A higiene é ponto de honra. A Natureza é como é, faz o que tem a fazer, os animais, sobretudo os cães, vão à rua fazer as suas necessidades, passear, brincar, conviver. Tudo pode acontecer e, por isso, é preciso cuidados, limpar patas e outras partes do corpo antes de entrar em casa.

O afeto, o amor, os banhos

As doenças, as alergias, os problemas respiratórios, os contactos e os contágios. “Se não for uma pessoa com problemas graves de saúde, não há problema”, defende Jorge Cid. Se não houver uma alergia àquele animal, àquela raça, àquele pelo, e se forem cumpridas as regras de higiene, tudo tranquilo, não há dores de cabeça com doenças que passam de uns para os outros.

A ciência confirma que as crianças desenvolvem as suas defesas em contacto com animais, o sistema imunitário sai fortalecido. Um animal é uma companhia, não há dúvida, especialmente para os mais novos e pessoas mais velhas. “Ter um animal à espera em casa, que salta, que faz festas, quando os donos chegam, quebra a solidão, obriga a sair”, frisa Maria do Céu Sampaio.

Afeto é afeto, amor é amor, e não será por dormir na mesma cama que animais e seus donos ficam mais próximos. A ligação, qualquer que seja, existe em qualquer circunstância, em todos os contextos. “Todos os animais devem ter o seu espaço e não é por isso que se gosta menos dele, de passear com ele, de brincar com ele”, observa Maria do Céu Sampaio.

Sem culpas, sem inibições. Jorge Cid não é contra nem é a favor. É uma opção. Ponto. “A pessoa deve fazer aquilo que quer fazer”, reforça. Mas há um aspeto a ter em consideração. Um ponto que pode passar despercebido. “A habituação. Vai ser sempre assim? O que se quer para o futuro? É que desabituar é difícil, deve-se educar desde o princípio.” Quebrar repentinamente a rotina, ou seja, hoje dorme na cama dos donos e amanhã já não, ou vice-versa, não é fácil de digerir e compreender para qualquer animal.

O animal tem de estar bem cuidado, já se sabe, isto é, sintetiza Júlia Bragança, “em boas condições sanitárias”. Fora isso, não há uma norma estabelecida, depende do animal, depende do dono, e de um fator de extrema importância. A educação. “Não há aqui uma regra, depende do animal e da maneira como se educa”, destaca a médica-veterinária.

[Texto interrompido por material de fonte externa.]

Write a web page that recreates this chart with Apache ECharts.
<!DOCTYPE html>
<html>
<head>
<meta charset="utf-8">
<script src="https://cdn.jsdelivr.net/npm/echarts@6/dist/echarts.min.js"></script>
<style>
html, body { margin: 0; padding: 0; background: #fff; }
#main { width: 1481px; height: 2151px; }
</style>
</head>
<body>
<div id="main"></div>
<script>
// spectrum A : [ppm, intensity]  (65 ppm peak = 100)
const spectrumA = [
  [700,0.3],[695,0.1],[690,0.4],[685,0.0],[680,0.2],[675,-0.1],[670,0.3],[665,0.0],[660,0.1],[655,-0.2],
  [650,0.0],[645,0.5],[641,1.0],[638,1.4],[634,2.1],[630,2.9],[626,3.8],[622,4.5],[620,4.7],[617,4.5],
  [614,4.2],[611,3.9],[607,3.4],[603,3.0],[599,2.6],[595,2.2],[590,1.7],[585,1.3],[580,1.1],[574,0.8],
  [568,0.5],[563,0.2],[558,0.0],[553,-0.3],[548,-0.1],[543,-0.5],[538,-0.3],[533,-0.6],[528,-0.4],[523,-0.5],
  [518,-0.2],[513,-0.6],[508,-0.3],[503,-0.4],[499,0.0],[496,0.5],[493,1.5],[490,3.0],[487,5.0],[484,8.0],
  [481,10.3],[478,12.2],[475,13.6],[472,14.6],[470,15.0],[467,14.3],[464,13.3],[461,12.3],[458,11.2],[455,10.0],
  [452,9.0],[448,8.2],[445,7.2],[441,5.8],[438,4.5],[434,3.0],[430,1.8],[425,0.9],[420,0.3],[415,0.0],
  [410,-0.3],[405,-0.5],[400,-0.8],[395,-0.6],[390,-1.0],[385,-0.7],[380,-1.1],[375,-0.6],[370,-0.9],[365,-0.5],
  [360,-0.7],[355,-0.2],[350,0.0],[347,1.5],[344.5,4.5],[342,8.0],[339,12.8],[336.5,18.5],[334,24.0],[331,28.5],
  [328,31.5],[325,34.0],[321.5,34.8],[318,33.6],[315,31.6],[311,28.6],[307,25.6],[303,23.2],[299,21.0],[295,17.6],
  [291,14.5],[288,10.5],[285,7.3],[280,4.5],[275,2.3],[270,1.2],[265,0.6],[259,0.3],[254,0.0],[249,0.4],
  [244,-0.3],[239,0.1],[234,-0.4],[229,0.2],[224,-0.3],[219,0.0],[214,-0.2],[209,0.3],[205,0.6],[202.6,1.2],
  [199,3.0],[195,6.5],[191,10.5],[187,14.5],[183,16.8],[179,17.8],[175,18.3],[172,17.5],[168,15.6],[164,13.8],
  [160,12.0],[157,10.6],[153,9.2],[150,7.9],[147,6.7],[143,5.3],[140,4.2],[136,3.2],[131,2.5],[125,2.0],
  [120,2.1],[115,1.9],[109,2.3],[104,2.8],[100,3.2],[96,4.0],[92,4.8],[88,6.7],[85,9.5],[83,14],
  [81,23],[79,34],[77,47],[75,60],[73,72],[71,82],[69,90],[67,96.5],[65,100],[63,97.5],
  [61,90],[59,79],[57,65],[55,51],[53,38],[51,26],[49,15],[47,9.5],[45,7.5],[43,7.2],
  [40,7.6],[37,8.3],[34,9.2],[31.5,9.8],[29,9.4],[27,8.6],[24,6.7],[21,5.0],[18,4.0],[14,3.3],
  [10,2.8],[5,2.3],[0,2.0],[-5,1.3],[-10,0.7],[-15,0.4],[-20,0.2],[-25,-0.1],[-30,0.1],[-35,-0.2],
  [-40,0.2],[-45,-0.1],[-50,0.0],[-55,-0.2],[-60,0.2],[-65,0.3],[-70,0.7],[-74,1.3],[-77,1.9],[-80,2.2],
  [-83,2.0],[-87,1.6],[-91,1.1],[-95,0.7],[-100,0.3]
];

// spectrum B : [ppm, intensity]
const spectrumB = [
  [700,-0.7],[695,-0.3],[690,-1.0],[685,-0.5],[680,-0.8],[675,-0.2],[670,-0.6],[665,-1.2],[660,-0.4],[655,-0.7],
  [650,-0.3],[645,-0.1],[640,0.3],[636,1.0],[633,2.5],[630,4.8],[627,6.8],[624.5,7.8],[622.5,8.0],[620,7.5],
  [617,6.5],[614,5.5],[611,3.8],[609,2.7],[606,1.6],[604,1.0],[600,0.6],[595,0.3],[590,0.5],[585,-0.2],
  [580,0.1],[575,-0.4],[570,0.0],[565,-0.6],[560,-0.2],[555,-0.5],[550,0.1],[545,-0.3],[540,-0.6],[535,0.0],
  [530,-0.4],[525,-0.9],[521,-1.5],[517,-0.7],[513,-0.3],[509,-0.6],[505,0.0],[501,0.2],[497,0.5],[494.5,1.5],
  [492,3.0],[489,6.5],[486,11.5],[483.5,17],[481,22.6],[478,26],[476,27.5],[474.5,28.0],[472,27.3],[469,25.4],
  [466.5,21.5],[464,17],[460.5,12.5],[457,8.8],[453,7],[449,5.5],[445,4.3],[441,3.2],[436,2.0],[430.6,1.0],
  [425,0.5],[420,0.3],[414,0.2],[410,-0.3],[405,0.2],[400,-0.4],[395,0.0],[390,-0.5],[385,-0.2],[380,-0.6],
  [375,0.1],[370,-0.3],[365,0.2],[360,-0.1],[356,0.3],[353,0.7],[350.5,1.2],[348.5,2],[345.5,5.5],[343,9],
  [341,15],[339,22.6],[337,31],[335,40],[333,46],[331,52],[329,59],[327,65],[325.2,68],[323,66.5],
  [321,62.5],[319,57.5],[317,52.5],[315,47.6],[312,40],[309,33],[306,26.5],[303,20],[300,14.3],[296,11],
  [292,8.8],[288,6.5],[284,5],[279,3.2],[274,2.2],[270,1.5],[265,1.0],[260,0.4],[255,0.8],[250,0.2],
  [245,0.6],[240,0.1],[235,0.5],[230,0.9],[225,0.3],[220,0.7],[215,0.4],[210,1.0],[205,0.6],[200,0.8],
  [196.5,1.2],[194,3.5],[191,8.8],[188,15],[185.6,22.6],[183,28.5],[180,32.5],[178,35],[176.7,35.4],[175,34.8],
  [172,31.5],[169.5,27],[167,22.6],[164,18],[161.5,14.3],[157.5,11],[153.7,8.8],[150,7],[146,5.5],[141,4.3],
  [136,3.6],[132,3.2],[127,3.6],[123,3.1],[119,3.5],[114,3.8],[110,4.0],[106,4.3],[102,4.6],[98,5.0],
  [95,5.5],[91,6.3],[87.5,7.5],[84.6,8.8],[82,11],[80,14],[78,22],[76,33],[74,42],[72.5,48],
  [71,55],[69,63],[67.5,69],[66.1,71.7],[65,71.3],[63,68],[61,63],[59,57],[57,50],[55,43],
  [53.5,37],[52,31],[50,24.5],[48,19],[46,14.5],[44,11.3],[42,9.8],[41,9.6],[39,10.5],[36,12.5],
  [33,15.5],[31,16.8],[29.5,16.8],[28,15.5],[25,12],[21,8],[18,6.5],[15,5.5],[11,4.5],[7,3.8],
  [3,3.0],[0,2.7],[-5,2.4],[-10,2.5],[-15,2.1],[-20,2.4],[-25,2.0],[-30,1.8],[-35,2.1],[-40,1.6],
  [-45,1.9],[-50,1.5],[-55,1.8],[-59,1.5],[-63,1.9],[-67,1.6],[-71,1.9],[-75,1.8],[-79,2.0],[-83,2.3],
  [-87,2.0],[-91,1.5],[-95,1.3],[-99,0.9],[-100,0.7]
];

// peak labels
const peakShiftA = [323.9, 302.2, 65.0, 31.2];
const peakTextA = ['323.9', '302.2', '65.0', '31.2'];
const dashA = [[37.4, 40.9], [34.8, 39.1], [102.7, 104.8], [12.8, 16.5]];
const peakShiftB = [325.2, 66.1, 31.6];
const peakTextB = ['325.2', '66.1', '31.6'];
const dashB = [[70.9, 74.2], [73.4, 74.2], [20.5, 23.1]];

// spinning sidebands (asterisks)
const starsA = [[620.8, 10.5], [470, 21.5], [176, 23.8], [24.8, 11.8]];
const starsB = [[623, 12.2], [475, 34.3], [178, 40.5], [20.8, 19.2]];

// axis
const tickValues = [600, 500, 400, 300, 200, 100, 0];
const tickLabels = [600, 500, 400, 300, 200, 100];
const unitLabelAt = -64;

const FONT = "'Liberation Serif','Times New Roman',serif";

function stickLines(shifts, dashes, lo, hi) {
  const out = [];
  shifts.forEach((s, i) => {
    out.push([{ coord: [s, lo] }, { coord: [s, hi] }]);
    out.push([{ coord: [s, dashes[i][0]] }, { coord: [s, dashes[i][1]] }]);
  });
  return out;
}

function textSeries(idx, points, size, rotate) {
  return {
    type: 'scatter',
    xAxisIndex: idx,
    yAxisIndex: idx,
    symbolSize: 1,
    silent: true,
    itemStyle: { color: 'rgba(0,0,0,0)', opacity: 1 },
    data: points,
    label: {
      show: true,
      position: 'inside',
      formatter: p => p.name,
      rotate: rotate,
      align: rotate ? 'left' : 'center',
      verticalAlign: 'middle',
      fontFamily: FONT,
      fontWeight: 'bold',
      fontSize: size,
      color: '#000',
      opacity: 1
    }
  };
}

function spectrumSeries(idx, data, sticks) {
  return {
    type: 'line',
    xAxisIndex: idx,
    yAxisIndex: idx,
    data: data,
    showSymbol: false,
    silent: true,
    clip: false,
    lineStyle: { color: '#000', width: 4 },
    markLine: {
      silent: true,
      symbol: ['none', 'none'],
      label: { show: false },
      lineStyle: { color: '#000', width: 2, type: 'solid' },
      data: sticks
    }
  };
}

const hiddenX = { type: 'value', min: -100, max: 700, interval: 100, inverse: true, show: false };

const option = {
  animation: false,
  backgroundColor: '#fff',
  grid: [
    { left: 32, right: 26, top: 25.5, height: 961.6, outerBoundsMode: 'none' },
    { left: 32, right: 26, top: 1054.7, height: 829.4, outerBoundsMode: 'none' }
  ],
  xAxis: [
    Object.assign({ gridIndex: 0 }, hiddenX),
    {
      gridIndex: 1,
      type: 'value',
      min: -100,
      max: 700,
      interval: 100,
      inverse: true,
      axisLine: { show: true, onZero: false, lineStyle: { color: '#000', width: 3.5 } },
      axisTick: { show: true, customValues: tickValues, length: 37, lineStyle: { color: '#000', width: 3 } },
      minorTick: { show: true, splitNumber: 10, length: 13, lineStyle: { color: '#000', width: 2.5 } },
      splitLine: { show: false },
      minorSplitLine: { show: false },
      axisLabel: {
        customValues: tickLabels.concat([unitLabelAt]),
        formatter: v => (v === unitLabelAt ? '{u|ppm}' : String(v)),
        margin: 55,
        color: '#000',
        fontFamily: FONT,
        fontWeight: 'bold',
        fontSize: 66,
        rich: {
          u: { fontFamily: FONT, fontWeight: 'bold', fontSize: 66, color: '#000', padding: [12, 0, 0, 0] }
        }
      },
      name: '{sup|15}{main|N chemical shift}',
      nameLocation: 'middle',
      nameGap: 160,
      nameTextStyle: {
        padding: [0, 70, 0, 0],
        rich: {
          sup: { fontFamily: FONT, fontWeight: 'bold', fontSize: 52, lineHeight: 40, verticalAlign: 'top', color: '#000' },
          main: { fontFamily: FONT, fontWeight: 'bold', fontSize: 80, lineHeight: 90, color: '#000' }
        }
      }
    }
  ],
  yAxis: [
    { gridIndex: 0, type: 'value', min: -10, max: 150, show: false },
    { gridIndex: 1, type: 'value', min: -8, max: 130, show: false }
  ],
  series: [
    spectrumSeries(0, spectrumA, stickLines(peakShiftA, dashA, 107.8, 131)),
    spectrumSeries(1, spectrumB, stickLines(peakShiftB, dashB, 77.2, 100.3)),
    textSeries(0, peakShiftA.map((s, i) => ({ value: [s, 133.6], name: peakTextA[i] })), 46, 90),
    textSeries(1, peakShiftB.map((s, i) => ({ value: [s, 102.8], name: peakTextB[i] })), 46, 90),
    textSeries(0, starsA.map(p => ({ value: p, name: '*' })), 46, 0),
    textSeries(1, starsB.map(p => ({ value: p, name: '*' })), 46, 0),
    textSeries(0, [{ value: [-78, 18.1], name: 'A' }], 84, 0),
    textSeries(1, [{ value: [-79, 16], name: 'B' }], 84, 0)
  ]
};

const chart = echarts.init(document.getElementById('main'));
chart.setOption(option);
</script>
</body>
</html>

Banhos são sinal de higiene, só que em matéria de bichos não se aplica a regra dos humanos. A frequência é bem diferente. Segundo Júlia Bragança, um cão deve tomar três banhos por ano, máximo dos máximos um por mês. Os gatos não precisam de tomar banho, lambem-se e lavam-se, necessitam apenas que alguém cuide do pelo. Os cães também precisam de pelo escovado, patas limpas com um pano húmido, pode ser uma toalha velha rasgada em quatro pedaços (dois para lavar, dois para limpar), depois de uma ida à rua. Cumpridas as regras de saúde e toda a higiene, dormir ou não dormir com animais é simplesmente uma opção. Uma decisão que exige responsabilidade.